Role of Backbone Chemistry and Monomer Sequence in Amphiphilic Oligopeptide- and Oligopeptoid-Functionalized PDMS- and PEO-Based Block Copolymers for Marine Antifouling and Fouling Release Coatings

Abstract

Poly(dimethylsiloxane) (PDMS)- and poly(ethylene oxide) (PEO)-based block copolymer coatings functionalized with amphiphilic, surface-active, and sequence-controlled oligomer side chains were studied to directly compare the effects of hydrophilicity, hydrogen bonding, and monomer sequence on antifouling performance. Utilizing a modular coating architecture, structurally similar copolymers were used to make direct and meaningful comparisons.

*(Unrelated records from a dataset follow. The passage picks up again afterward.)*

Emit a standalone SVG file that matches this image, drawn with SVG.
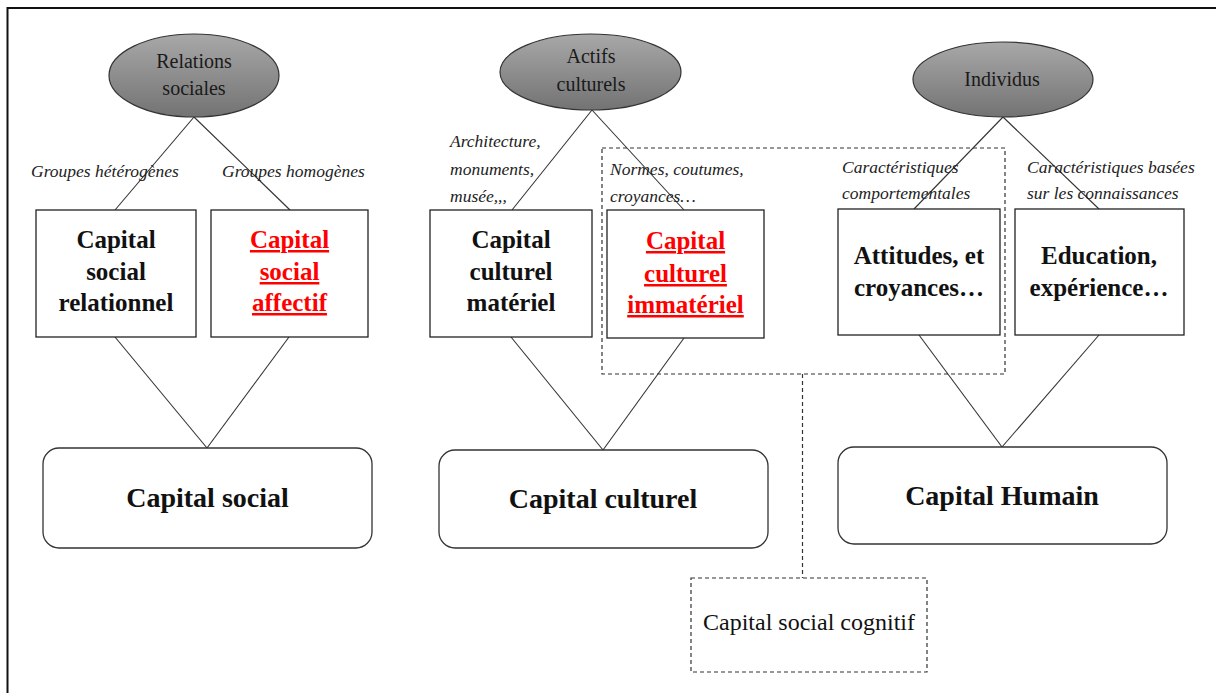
<svg xmlns="http://www.w3.org/2000/svg" width="1216" height="693" viewBox="0 0 1216 693">
<defs>
<linearGradient id="g" x1="0" y1="0" x2="0" y2="1">
<stop offset="0" stop-color="#a8a8a8"/>
<stop offset="1" stop-color="#737373"/>
</linearGradient>
<style>
.ell{fill:url(#g);stroke:#333;stroke-width:1.2}
.box{fill:#fff;stroke:#222;stroke-width:1.3}
.rbox{fill:#fff;stroke:#333;stroke-width:1.3}
.dash{fill:none;stroke:#333;stroke-width:1.2;stroke-dasharray:4 3}
.ln{stroke:#333;stroke-width:1.1;fill:none}
.et{font-family:"Liberation Serif",serif;font-size:20px;fill:#1a1a1a;text-anchor:middle}
.bt{font-family:"Liberation Serif",serif;font-size:25px;font-weight:bold;fill:#111;text-anchor:middle}
.rt{font-family:"Liberation Serif",serif;font-size:25px;font-weight:bold;fill:#ff0000;text-anchor:middle;text-decoration:underline}
.big{font-family:"Liberation Serif",serif;font-size:28px;font-weight:bold;fill:#111;text-anchor:middle}
.it{font-family:"Liberation Serif",serif;font-size:17.5px;font-style:italic;fill:#222}
.reg{font-family:"Liberation Serif",serif;font-size:24px;fill:#111;text-anchor:middle}
</style>
</defs>
<rect width="1216" height="693" fill="#fff"/>
<g id="frame">
<path d="M7.5 693 V8 H1216" fill="none" stroke="#111" stroke-width="2"/>
</g>

<g id="group-dashed">
<rect class="dash" x="602" y="148" width="403" height="226"/>
</g>

<g id="connectors">
<line class="ln" x1="194" y1="117" x2="115" y2="210"/>
<line class="ln" x1="194" y1="117" x2="290" y2="210"/>
<line class="ln" x1="592" y1="110" x2="512" y2="210"/>
<line class="ln" x1="592" y1="110" x2="684" y2="210"/>
<line class="ln" x1="1003" y1="117" x2="914" y2="209"/>
<line class="ln" x1="1003" y1="117" x2="1099" y2="209"/>
<line class="ln" x1="115" y1="337" x2="207" y2="448"/>
<line class="ln" x1="289" y1="337" x2="207" y2="448"/>
<line class="ln" x1="511" y1="337" x2="603" y2="450"/>
<line class="ln" x1="684" y1="338" x2="603" y2="450"/>
<line class="ln" x1="919" y1="335" x2="1002" y2="447"/>
<line class="ln" x1="1099" y1="335" x2="1002" y2="447"/>
<line class="dash" x1="802.5" y1="374" x2="802.5" y2="578"/>
</g>

<g id="labels">
<text class="it" x="31" y="177">Groupes hétérogènes</text>
<text class="it" x="222" y="177">Groupes homogènes</text>
<text class="it" x="450" y="147">Architecture,</text>
<text class="it" x="450" y="175">monuments,</text>
<text class="it" x="450" y="202">musée,,,</text>
<text class="it" x="610" y="175">Normes, coutumes,</text>
<text class="it" x="610" y="202">croyances…</text>
<text class="it" x="842" y="173">Caractéristiques</text>
<text class="it" x="842" y="199">comportementales</text>
<text class="it" x="1027" y="173">Caractéristiques basées</text>
<text class="it" x="1027" y="199">sur les connaissances</text>
</g>

<g id="relations-sociales">
<ellipse class="ell" cx="194" cy="75.5" rx="85" ry="41.5"/>
<text class="et" x="194" y="68">Relations</text>
<text class="et" x="194" y="95">sociales</text>
</g>
<g id="actifs-culturels">
<ellipse class="ell" cx="590.5" cy="72" rx="90.5" ry="38"/>
<text class="et" x="591" y="63">Actifs</text>
<text class="et" x="591" y="91">culturels</text>
</g>
<g id="individus">
<ellipse class="ell" cx="1003" cy="79.5" rx="90" ry="37.5"/>
<text class="et" x="1002" y="86">Individus</text>
</g>

<g id="cs-relationnel">
<rect class="box" x="36" y="210" width="160" height="127"/>
<text class="bt" x="116" y="248">Capital</text>
<text class="bt" x="116" y="280">social</text>
<text class="bt" x="116" y="311">relationnel</text>
</g>
<g id="cs-affectif">
<rect class="box" x="211" y="210" width="157" height="127"/>
<text class="rt" x="289.5" y="248">Capital</text>
<text class="rt" x="289.5" y="280">social</text>
<text class="rt" x="289.5" y="311">affectif</text>
</g>
<g id="cc-materiel">
<rect class="box" x="430" y="210" width="162" height="127"/>
<text class="bt" x="511" y="248">Capital</text>
<text class="bt" x="511" y="280">culturel</text>
<text class="bt" x="511" y="311">matériel</text>
</g>
<g id="cc-immateriel">
<rect class="box" x="607" y="210" width="157" height="128"/>
<text class="rt" x="685.5" y="249">Capital</text>
<text class="rt" x="685.5" y="282">culturel</text>
<text class="rt" x="685.5" y="313">immatériel</text>
</g>
<g id="attitudes">
<rect class="box" x="838" y="209" width="162" height="126"/>
<text class="bt" x="919" y="264">Attitudes, et</text>
<text class="bt" x="919" y="296">croyances…</text>
</g>
<g id="education">
<rect class="box" x="1015" y="209" width="169" height="126"/>
<text class="bt" x="1099" y="264">Education,</text>
<text class="bt" x="1099" y="296">expérience…</text>
</g>

<g id="capital-social">
<rect class="rbox" x="43" y="448" width="329" height="100" rx="16"/>
<text class="big" x="207.5" y="507">Capital social</text>
</g>
<g id="capital-culturel">
<rect class="rbox" x="439" y="450" width="329" height="98" rx="16"/>
<text class="big" x="603" y="508">Capital culturel</text>
</g>
<g id="capital-humain">
<rect class="rbox" x="838" y="447" width="329" height="97" rx="16"/>
<text class="big" x="1002" y="505">Capital Humain</text>
</g>
<g id="cs-cognitif">
<rect class="dash" x="691" y="578" width="236" height="94"/>
<text class="reg" x="809" y="630">Capital social cognitif</text>
</g>
</svg>
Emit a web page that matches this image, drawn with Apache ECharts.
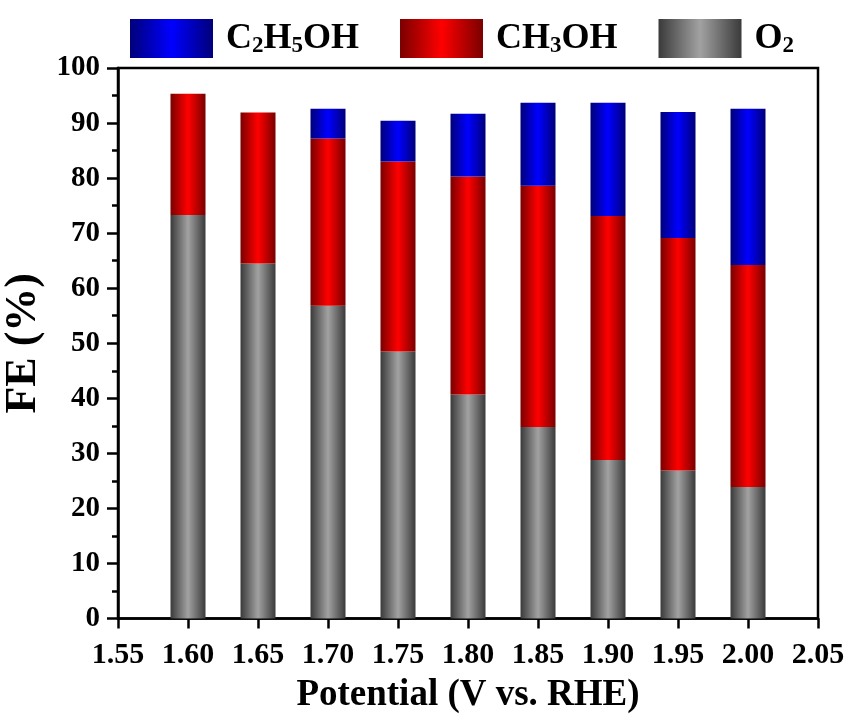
<!DOCTYPE html>
<html>
<head>
<meta charset="utf-8">
<script src="https://cdn.jsdelivr.net/npm/echarts@6/dist/echarts.min.js"></script>
<style>html,body{margin:0;padding:0;background:#fff}#c{width:850px;height:715px}</style>
</head>
<body>
<div id="c"></div>
<script>
// Data
const xTickLabels = ['1.55', '1.60', '1.65', '1.70', '1.75', '1.80', '1.85', '1.90', '1.95', '2.00', '2.05'];
const potentials = ['1.60', '1.65', '1.70', '1.75', '1.80', '1.85', '1.90', '1.95', '2.00'];
const feO2 = [73.3, 64.5, 56.8, 48.5, 40.7, 34.8, 28.8, 26.9, 23.9];
const feCH3OH = [22.0, 27.4, 30.4, 34.5, 39.6, 43.8, 44.3, 42.2, 40.3];
const feC2H5OH = [0, 0, 5.4, 7.4, 11.4, 15.1, 20.6, 22.9, 28.4];
const yTicks = [0, 100, 10];   // min, max, interval

const FONT = 'Liberation Serif';
function grad(dark, light) {
  return new echarts.graphic.LinearGradient(0, 0, 1, 0, [
    {offset: 0, color: dark}, {offset: 0.5, color: light}, {offset: 1, color: dark}
  ]);
}
function onCats(vals) {
  return xTickLabels.map(c => {
    const i = potentials.indexOf(c);
    return i < 0 ? '-' : vals[i];
  });
}

const chart = echarts.init(document.getElementById('c'), null, {renderer: 'canvas'});
const legendNames = {
  'C2H5OH': '{n|C}{s|2}{n|H}{s|5}{n|OH}',
  'CH3OH': '{n|CH}{s|3}{n|OH}',
  'O2': '{n|O}{s|2}'
};
chart.setOption({
  animation: false,
  grid: {left: 118, right: 32, top: 68, bottom: 96.5, show: true, borderColor: '#000', borderWidth: 2.5,
         containLabel: false, outerBoundsMode: 'none'},
  legend: {
    data: ['C2H5OH', 'CH3OH', 'O2'],
    left: 125, top: 14,
    icon: 'rect',
    itemWidth: 83, itemHeight: 39, itemGap: 41,
    formatter: n => legendNames[n],
    textStyle: {
      rich: {
        n: {fontFamily: FONT, fontWeight: 'bold', fontSize: 36, color: '#000'},
        s: {fontFamily: FONT, fontWeight: 'bold', fontSize: 23, color: '#000', padding: [16, 0, 0, 0]}
      },
      padding: [0, 0, 0, 8]
    }
  },
  xAxis: {
    type: 'category', data: xTickLabels, boundaryGap: false,
    name: 'Potential (V vs. RHE)', nameLocation: 'middle', nameGap: 58,
    nameTextStyle: {fontFamily: FONT, fontWeight: 'bold', fontSize: 37, color: '#000'},
    axisLine: {lineStyle: {color: '#000', width: 2.5}},
    axisTick: {length: 10, alignWithLabel: true, lineStyle: {color: '#000', width: 2.5}},
    splitLine: {show: false},
    axisLabel: {fontFamily: FONT, fontWeight: 'bold', fontSize: 30, color: '#000', margin: 22, interval: 0}
  },
  yAxis: {
    type: 'value', min: yTicks[0], max: yTicks[1], interval: yTicks[2],
    name: 'FE (%)', nameLocation: 'middle', nameGap: 62,
    nameTextStyle: {fontFamily: FONT, fontWeight: 'bold', fontSize: 44, color: '#000'},
    axisLine: {show: true, lineStyle: {color: '#000', width: 2.5}},
    axisTick: {show: true, length: 11, lineStyle: {color: '#000', width: 2.5}},
    minorTick: {show: true, splitNumber: 2, length: 6, lineStyle: {color: '#000', width: 2.5}},
    splitLine: {show: false},
    axisLabel: {fontFamily: FONT, fontWeight: 'bold', fontSize: 29, color: '#000', margin: 18}
  },
  series: [
    {name: 'O2', type: 'bar', stack: 'fe', barWidth: 35, data: onCats(feO2),
     itemStyle: {color: grad('#3a3a3a', '#a2a2a2')}},
    {name: 'CH3OH', type: 'bar', stack: 'fe', barWidth: 35, data: onCats(feCH3OH),
     itemStyle: {color: grad('#7a0000', '#ff0000')}},
    {name: 'C2H5OH', type: 'bar', stack: 'fe', barWidth: 35, data: onCats(feC2H5OH),
     itemStyle: {color: grad('#00007a', '#0000ff')}}
  ]
});
</script>
</body>
</html>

Amphiphilic character was imparted with non-natural oligopeptide and oligopeptoid pendant chains made from oligo-PEO and surface-segregating fluoroalkyl monomer units. Surface analysis revealed rearrangement for all surfaces when moved from vacuum to wet environments. X-ray photoelectron spectroscopy (XPS) spectra indicated that the polymer backbone and oligomer interactions play key roles in the surface presentation. Biofouling assays using the macroalga Ulva linza showed that the presence of peptoid side chains facilitated the removal of sporelings from the PDMS bloc...